▸ **Goal**
Retype nothing but the lines from the start of the material up to and including the line with "const RAD = Math.PI / 180;". Pictures don't belong in the copy.

Code that draws figures:
++++++

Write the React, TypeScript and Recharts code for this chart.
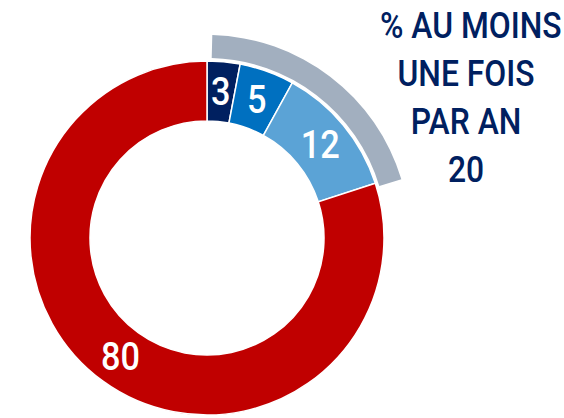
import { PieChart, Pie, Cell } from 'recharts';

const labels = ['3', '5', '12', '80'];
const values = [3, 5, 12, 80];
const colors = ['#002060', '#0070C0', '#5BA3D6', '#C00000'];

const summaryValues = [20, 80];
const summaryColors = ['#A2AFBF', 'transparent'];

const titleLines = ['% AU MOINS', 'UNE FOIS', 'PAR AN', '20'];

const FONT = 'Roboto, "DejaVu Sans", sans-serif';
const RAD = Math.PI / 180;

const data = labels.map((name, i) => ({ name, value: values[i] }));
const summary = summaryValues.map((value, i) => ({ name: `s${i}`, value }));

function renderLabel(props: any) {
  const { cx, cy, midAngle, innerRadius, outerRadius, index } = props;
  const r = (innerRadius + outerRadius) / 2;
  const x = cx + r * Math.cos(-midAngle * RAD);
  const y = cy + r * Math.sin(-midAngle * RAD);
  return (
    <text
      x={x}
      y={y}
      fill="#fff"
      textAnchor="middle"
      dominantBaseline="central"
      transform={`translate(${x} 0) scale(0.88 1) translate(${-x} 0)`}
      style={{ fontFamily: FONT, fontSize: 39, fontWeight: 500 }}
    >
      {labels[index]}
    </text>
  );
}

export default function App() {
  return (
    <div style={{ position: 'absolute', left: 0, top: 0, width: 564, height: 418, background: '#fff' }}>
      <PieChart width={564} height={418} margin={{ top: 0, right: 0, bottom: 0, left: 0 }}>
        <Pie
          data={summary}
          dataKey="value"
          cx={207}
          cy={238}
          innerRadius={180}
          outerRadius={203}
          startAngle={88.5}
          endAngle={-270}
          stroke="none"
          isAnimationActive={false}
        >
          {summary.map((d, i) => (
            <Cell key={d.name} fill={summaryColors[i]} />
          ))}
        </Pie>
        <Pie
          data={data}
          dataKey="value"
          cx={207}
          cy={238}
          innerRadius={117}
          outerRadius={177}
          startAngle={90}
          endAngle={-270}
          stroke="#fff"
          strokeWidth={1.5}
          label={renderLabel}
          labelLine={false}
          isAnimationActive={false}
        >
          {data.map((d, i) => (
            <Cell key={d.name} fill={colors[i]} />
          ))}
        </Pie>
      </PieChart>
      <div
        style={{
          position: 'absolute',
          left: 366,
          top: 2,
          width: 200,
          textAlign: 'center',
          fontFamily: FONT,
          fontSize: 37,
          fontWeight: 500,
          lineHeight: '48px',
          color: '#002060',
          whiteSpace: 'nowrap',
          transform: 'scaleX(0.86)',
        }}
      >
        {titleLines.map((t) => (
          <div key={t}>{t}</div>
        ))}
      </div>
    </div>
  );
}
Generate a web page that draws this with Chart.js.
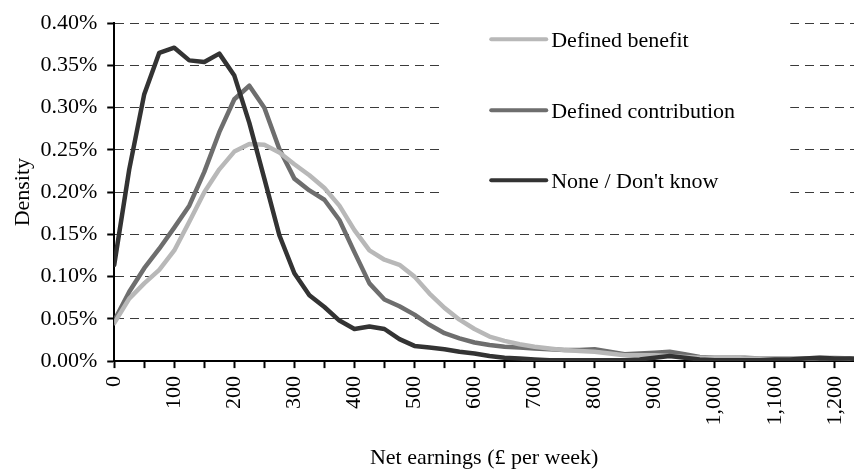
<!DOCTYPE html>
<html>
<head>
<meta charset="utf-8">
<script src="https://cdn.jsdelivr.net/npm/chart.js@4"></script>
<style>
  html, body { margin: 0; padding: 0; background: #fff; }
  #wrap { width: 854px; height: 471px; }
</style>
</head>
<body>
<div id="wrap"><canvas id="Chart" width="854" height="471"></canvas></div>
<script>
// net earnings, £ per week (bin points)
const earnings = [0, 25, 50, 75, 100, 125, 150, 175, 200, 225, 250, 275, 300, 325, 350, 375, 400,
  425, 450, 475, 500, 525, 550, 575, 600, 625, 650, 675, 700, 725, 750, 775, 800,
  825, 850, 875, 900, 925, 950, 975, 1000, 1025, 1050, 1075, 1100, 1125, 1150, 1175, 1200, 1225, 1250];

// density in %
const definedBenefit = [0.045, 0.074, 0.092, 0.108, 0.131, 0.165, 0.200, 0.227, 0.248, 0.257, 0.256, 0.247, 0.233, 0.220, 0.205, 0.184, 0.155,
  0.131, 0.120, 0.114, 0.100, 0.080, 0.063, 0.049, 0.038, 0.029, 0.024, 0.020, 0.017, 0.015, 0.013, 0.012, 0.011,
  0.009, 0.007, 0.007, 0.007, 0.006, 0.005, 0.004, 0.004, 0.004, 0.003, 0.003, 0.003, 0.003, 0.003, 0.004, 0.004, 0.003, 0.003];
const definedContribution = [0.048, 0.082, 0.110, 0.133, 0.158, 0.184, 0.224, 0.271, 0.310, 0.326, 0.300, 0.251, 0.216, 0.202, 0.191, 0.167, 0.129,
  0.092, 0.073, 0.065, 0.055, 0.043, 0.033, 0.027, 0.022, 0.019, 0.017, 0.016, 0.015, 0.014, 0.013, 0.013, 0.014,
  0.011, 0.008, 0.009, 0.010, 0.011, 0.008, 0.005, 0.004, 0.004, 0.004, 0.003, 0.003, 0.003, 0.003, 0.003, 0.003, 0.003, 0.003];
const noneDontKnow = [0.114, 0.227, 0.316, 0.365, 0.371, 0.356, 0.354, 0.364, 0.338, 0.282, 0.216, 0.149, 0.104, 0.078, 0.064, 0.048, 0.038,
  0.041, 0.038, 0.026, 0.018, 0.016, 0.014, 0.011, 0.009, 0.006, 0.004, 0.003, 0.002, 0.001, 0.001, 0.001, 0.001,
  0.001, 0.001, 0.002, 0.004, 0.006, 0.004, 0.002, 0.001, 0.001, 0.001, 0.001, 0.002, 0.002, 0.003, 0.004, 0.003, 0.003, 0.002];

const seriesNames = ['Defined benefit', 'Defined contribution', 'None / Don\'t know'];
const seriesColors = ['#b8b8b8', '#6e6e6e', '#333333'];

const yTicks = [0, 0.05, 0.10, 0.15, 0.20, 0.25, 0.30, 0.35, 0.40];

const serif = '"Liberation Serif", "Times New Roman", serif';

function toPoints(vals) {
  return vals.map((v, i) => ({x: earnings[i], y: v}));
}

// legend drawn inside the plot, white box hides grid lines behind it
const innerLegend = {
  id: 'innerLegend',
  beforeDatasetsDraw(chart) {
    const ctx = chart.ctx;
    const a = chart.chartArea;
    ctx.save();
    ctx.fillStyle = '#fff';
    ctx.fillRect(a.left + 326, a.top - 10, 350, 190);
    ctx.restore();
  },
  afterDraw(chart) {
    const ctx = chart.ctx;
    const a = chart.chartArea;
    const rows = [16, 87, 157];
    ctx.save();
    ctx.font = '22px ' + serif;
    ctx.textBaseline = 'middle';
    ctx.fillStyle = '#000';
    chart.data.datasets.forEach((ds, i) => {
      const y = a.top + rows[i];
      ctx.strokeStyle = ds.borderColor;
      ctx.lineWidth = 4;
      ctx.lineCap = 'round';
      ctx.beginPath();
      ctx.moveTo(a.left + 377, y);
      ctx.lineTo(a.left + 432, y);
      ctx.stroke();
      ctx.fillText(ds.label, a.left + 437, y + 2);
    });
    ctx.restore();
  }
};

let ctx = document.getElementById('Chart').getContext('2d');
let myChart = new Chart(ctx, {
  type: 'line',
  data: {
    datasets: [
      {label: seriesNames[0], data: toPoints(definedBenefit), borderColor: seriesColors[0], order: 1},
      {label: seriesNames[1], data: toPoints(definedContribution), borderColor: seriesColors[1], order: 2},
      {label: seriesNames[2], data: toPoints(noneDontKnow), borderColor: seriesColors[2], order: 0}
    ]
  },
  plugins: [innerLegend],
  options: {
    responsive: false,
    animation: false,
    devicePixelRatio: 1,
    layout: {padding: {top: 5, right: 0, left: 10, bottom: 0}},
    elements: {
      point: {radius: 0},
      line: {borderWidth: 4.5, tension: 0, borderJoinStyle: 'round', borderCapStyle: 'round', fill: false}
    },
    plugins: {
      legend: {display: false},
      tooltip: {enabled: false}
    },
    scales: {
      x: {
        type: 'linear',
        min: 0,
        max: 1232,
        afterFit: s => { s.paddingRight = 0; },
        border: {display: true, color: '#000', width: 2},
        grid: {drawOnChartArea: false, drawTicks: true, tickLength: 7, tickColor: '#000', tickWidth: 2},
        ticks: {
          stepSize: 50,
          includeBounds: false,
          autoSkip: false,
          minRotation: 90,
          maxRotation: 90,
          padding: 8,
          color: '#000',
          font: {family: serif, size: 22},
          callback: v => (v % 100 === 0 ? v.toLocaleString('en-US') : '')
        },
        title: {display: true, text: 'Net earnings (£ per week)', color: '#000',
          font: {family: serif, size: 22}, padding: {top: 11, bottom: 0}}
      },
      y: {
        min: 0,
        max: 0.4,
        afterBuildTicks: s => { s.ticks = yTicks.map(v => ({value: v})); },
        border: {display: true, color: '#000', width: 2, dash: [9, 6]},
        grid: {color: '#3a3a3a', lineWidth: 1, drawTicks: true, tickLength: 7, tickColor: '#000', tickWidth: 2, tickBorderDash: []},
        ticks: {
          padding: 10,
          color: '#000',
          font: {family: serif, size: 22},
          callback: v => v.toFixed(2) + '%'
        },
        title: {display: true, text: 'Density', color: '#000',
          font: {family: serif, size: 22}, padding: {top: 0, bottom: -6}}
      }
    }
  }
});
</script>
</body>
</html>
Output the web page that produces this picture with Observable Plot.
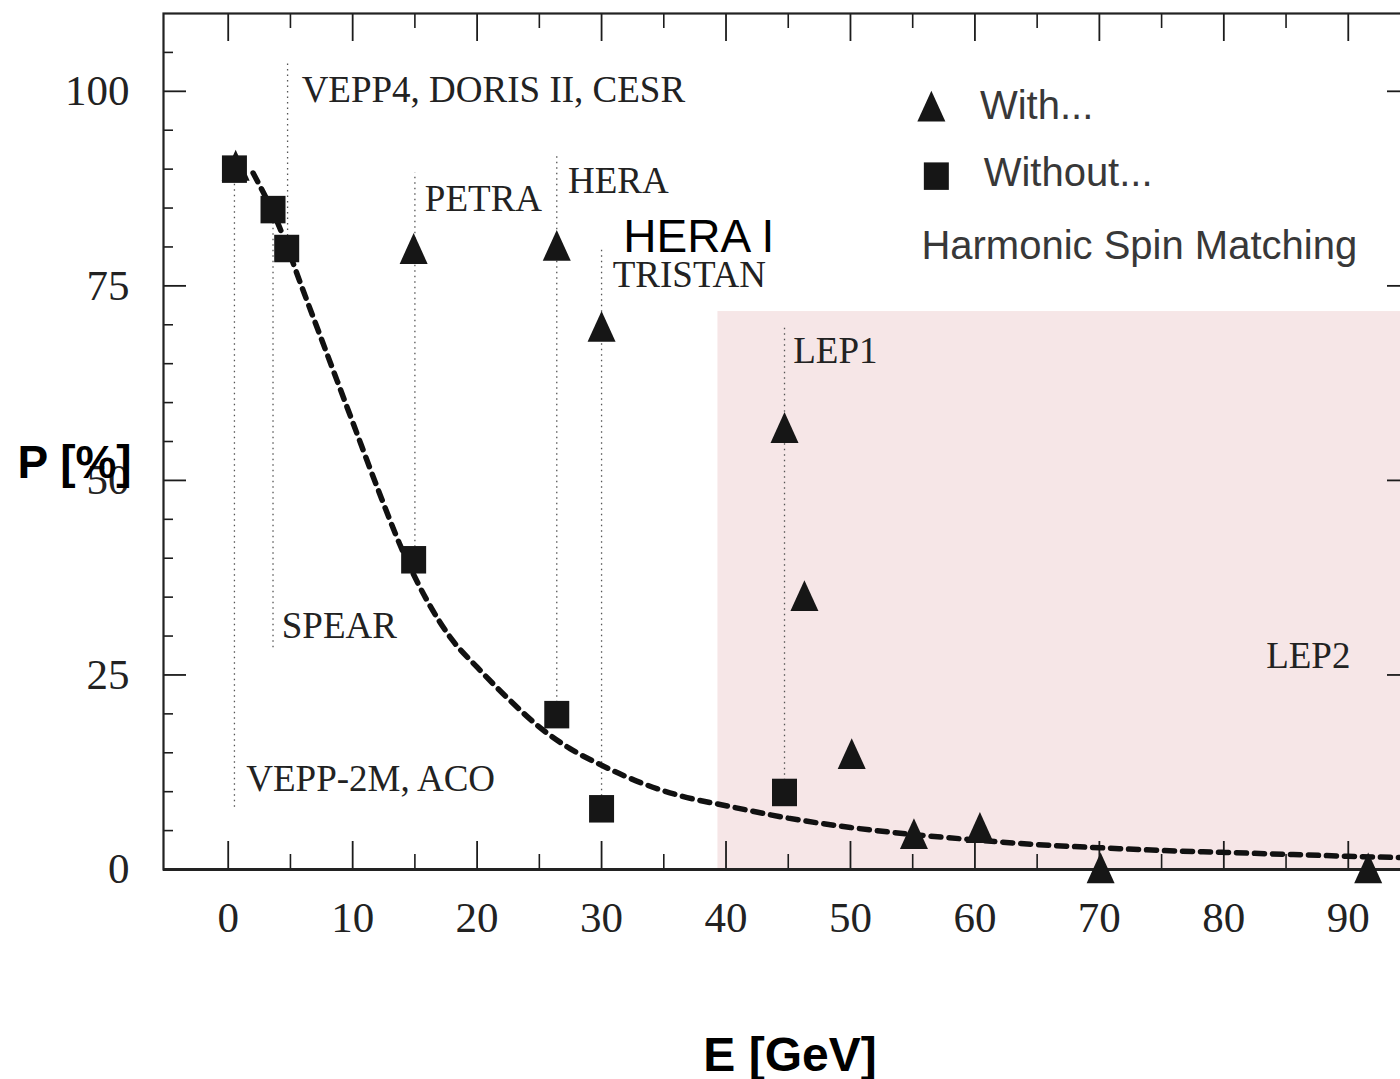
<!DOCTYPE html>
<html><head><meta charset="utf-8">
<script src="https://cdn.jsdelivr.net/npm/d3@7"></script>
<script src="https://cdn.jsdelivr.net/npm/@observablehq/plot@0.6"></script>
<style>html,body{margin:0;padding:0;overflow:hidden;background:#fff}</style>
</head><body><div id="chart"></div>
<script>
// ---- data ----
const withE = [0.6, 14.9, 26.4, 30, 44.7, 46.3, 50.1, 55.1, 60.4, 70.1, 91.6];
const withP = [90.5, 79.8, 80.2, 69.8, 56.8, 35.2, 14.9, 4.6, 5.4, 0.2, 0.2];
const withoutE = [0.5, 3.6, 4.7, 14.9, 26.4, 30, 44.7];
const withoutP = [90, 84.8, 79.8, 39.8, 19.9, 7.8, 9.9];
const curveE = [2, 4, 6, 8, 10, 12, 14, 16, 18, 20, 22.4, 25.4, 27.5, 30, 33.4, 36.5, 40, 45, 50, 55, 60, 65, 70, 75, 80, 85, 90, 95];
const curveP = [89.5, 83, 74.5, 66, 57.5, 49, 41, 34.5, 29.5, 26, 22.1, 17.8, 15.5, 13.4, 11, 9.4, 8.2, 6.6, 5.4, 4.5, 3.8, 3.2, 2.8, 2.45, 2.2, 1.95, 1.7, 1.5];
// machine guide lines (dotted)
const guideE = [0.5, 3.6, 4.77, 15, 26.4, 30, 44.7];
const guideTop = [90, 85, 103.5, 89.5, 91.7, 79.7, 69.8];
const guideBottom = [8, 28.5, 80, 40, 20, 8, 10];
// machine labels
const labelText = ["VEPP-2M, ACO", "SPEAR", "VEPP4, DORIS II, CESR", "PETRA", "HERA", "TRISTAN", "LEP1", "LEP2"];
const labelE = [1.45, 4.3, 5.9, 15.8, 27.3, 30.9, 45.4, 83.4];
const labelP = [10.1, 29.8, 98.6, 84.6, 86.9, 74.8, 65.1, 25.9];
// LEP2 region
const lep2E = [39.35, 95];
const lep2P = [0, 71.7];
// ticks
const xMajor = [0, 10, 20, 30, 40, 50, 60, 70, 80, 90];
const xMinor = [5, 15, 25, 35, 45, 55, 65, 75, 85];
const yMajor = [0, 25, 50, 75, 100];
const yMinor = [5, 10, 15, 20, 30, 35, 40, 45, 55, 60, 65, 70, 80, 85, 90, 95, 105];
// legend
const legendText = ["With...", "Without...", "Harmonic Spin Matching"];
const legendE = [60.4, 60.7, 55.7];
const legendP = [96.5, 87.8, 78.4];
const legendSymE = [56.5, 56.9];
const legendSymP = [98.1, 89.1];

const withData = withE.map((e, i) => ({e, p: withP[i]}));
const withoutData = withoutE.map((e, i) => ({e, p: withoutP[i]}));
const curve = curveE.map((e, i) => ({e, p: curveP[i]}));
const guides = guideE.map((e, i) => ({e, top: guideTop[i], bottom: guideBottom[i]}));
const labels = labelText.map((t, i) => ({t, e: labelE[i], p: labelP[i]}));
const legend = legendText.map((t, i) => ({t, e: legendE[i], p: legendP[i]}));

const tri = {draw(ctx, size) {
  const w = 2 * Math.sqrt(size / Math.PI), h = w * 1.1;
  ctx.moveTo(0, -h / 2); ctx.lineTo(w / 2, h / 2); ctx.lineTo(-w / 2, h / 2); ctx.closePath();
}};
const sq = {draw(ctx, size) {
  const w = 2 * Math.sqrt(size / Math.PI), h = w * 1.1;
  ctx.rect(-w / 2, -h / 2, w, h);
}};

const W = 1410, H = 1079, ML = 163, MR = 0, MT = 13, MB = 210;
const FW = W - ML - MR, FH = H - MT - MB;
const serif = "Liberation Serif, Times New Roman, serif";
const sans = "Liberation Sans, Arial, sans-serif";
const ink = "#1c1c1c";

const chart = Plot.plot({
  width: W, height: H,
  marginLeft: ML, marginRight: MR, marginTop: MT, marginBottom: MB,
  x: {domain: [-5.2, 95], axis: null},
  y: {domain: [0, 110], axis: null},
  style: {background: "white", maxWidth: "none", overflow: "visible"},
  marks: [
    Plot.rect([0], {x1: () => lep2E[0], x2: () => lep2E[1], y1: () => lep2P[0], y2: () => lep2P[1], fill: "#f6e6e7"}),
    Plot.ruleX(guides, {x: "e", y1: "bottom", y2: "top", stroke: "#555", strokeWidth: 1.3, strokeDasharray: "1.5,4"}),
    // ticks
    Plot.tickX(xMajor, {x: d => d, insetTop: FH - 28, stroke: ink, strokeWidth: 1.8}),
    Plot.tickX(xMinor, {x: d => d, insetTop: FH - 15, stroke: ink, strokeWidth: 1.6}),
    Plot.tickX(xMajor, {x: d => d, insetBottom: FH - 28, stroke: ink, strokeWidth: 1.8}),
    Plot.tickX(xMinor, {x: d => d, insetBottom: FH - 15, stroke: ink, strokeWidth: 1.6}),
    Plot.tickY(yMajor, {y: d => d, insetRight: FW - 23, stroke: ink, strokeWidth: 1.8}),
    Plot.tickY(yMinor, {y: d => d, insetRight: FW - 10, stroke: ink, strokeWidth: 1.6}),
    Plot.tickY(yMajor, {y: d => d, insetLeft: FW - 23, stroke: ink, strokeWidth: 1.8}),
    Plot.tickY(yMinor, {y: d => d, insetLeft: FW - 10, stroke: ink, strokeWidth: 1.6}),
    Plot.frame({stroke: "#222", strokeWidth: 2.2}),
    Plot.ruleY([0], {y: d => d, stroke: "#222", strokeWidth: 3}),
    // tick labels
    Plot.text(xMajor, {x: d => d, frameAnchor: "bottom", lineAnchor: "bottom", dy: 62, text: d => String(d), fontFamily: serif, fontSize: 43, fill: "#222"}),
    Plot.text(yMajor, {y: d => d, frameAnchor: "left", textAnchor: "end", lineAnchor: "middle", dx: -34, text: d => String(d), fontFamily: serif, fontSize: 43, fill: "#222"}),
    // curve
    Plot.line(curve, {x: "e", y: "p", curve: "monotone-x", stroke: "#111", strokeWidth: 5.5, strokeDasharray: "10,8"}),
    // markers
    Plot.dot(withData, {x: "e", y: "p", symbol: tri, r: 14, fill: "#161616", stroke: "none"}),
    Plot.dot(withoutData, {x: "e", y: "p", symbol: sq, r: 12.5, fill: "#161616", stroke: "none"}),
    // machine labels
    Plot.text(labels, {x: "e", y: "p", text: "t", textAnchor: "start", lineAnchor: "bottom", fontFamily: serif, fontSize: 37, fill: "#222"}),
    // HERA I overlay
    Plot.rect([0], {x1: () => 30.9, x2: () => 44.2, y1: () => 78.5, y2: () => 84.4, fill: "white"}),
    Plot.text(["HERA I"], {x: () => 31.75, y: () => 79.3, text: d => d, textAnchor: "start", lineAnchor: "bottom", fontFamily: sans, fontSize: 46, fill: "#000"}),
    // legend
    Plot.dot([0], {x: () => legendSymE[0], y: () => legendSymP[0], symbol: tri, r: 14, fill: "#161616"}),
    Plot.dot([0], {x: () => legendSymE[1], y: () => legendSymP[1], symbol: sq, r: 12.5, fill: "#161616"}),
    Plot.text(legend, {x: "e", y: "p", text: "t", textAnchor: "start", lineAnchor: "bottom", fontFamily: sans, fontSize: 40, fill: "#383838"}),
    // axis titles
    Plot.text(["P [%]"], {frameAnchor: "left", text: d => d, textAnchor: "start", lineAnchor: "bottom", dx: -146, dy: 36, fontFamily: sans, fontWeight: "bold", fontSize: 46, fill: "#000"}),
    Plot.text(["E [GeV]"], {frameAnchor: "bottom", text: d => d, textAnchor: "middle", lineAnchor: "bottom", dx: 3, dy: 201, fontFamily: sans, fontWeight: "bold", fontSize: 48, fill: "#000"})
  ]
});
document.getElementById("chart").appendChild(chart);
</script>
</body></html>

++++++

▸ **Task response**
Write the React, TypeScript and Recharts code for this chart.
import { PieChart, Pie, Cell } from 'recharts';

const labels = ['3', '5', '12', '80'];
const values = [3, 5, 12, 80];
const colors = ['#002060', '#0070C0', '#5BA3D6', '#C00000'];

const summaryValues = [20, 80];
const summaryColors = ['#A2AFBF', 'transparent'];

const titleLines = ['% AU MOINS', 'UNE FOIS', 'PAR AN', '20'];

const FONT = 'Roboto, "DejaVu Sans", sans-serif';
const RAD = Math.PI / 180;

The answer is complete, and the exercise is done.